WHAT THE TASK REQUIRES: Without the pictures, print the lines running from the beginning of the material to the line containing "from matplotlib.ticker import", both ends included.
==========
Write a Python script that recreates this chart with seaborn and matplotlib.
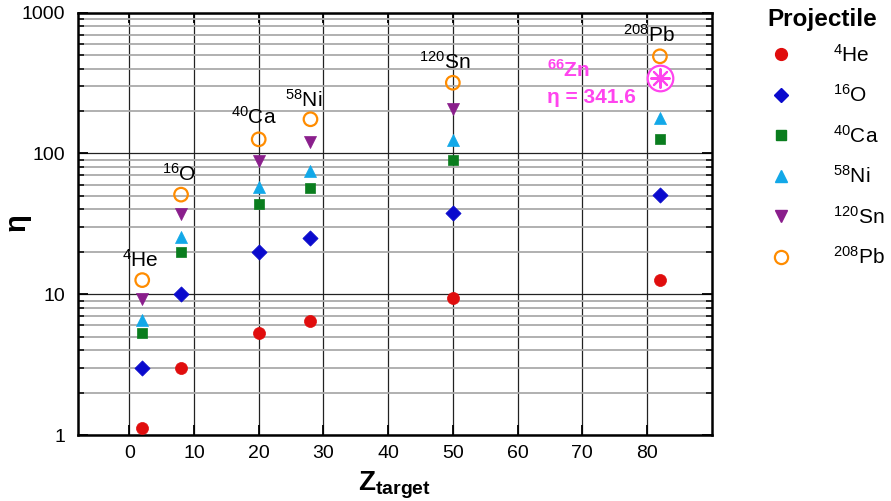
import numpy as np
import pandas as pd
import matplotlib
matplotlib.use("Agg")
import matplotlib.pyplot as plt
import seaborn as sns
from matplotlib.lines import Line2D
from matplotlib.ticker import LogLocator, NullFormatter, FixedLocator

# ---- data ----
z_target = [2, 8, 20, 28, 50, 82]
target_labels = [r"$^{4}$He", r"$^{16}$O", r"$^{40}$Ca", r"$^{58}$Ni", r"$^{120}$Sn", r"$^{208}$Pb"]
projectiles = ["4He", "16O", "40Ca", "58Ni", "120Sn", "208Pb"]
proj_labels = [r"$^{4}$He", r"$^{16}$O", r"$^{40}$Ca", r"$^{58}$Ni", r"$^{120}$Sn", r"$^{208}$Pb"]
eta_He = [1.12, 3.0, 5.3, 6.5, 9.4, 12.7]
eta_O = [3.0, 10.1, 19.8, 25.2, 37.5, 51]
eta_Ca = [5.3, 19.9, 43.5, 56.6, 90, 126]
eta_Ni = [6.6, 25.5, 57.5, 75.5, 124, 178]
eta_Sn = [9.3, 37, 88.5, 121, 208, np.nan]
eta_Pb = [12.6, 51, 126, 175, 318, 490]
zn_z = 82
zn_eta = 341.6

colors = ["#e00d0d", "#0a0acd", "#0a7d1e", "#12a8e8", "#8a1e8c", "#ff8c00"]
markers = ["o", "D", "s", "^", "v", "o"]
sizes = [75, 60, 60, 75, 75, 95]

df = pd.DataFrame({
    "Z": z_target * 6,
    "eta": eta_He + eta_O + eta_Ca + eta_Ni + eta_Sn + eta_Pb,
    "proj": sum([[p] * len(z_target) for p in projectiles], []),
})

sns.set_theme(style="white")
plt.rcParams["font.family"] = ["Liberation Sans", "DejaVu Sans"]
plt.rcParams["mathtext.fontset"] = "custom"
plt.rcParams["mathtext.rm"] = "Liberation Sans"
plt.rcParams["mathtext.it"] = "Liberation Sans:italic"
plt.rcParams["mathtext.bf"] = "Liberation Sans:bold"
plt.rcParams["text.color"] = "black"
plt.rcParams["axes.labelcolor"] = "black"
plt.rcParams["xtick.color"] = "black"
plt.rcParams["ytick.color"] = "black"

fig = plt.figure(figsize=(8.91, 5.01), dpi=100)
ax = fig.add_axes([77.5 / 891, 1 - 435 / 501, (711.7 - 77.5) / 891, (435 - 12.7) / 501])
ax.set_yscale("log")

for i, p in enumerate(projectiles):
    sub = df[df["proj"] == p]
    sns.scatterplot(data=sub, x="Z", y="eta", ax=ax, marker=markers[i], color=colors[i],
                    s=sizes[i], edgecolor=colors[i], linewidth=0.5 if i < 5 else 1.6,
                    zorder=5, legend=False)
    if i == 5:
        coll = ax.collections[-1]
        coll.set_facecolor("none")
        coll.set_edgecolor(colors[i])
        coll.set_linewidth(1.6)

# 66Zn marker
zn_color = "#ff44ee"
ax.scatter([zn_z], [zn_eta], s=340, facecolor="white", edgecolor=zn_color, linewidth=1.6, zorder=6)
ax.scatter([zn_z], [zn_eta], s=180, marker=(8, 2, 0), color=zn_color, linewidth=1.5, zorder=7)
ax.text(64.5, 392, r"$^{\mathbf{66}}$Zn", color=zn_color, fontsize=15, fontweight="bold",
        ha="left", va="center")
ax.text(64.5, 248, "η = 341.6", color=zn_color, fontsize=15, fontweight="bold",
        ha="left", va="center")

# target labels
label_pos = [(1.7, 17.5), (7.7, 72), (19.3, 182), (27.0, 240), (48.8, 447), (80.3, 695)]
for (lx, ly), t in zip(label_pos, target_labels):
    ax.text(lx, ly, t, fontsize=15, ha="center", va="center", color="black", zorder=8)

ax.set_xlim(-8.0, 90.0)
ax.set_ylim(1, 1000)
ax.xaxis.set_major_locator(FixedLocator([0, 10, 20, 30, 40, 50, 60, 70, 80]))
ax.yaxis.set_minor_locator(LogLocator(base=10, subs=np.arange(2, 10), numticks=20))
ax.yaxis.set_minor_formatter(NullFormatter())
ax.set_yticks([1, 10, 100, 1000])
ax.set_yticklabels(["1", "10", "100", "1000"])

ax.grid(True, which="major", axis="both", color="#222222", linewidth=0.9, zorder=0)
ax.grid(True, which="minor", axis="y", color="#aaaaaa", linewidth=1.3, zorder=0)
ax.set_axisbelow(True)

ax.tick_params(axis="both", which="both", direction="in", top=True, right=True,
               bottom=True, left=True, colors="black", labelsize=14)
ax.tick_params(axis="both", which="major", length=7, width=1.3)
ax.tick_params(axis="y", which="minor", length=4, width=1.1)
ax.tick_params(axis="y", which="major", pad=9)
ax.tick_params(axis="x", which="major", pad=7)
for s in ax.spines.values():
    s.set_color("black")
    s.set_linewidth(1.8)

ax.set_xlabel(r"Z$_{\mathbf{target}}$", fontsize=20, fontweight="bold", labelpad=6, color="black")
ax.set_ylabel("η", fontsize=21, fontweight="bold", color="black")
ax.yaxis.set_label_coords(-(77.5 - 31) / (711.7 - 77.5), 0.505)

handles = []
for i, lab in enumerate(proj_labels):
    if i == 5:
        h = Line2D([], [], linestyle="none", marker="o", markersize=9.5, markerfacecolor="none",
                   markeredgecolor=colors[i], markeredgewidth=1.6, label=lab)
    else:
        ms = {"o": 8.5, "D": 7.5, "s": 7.5, "^": 9, "v": 9}[markers[i]]
        h = Line2D([], [], linestyle="none", marker=markers[i], markersize=ms, color=colors[i], label=lab)
    handles.append(h)

leg = fig.legend(handles=handles, title="Projectile", loc="upper left",
                 bbox_to_anchor=(752 / 891, 1 - 0 / 501), frameon=False, fontsize=15,
                 title_fontsize=17.5, labelspacing=0.89, handletextpad=1.5, borderaxespad=0)
leg.get_title().set_fontweight("bold")
leg.get_title().set_color("black")
for t in leg.get_texts():
    t.set_color("black")
leg._legend_box.align = "center"
leg._legend_box.sep = 9

fig.savefig("out.png", dpi=100)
==========
SOLUTION TO THIS PROBLEM:
Write a Python script that recreates this chart with seaborn and matplotlib.
import numpy as np
import pandas as pd
import matplotlib
matplotlib.use("Agg")
import matplotlib.pyplot as plt
import seaborn as sns
from matplotlib.lines import Line2D
from matplotlib.ticker import LogLocator, NullFormatter, FixedLocator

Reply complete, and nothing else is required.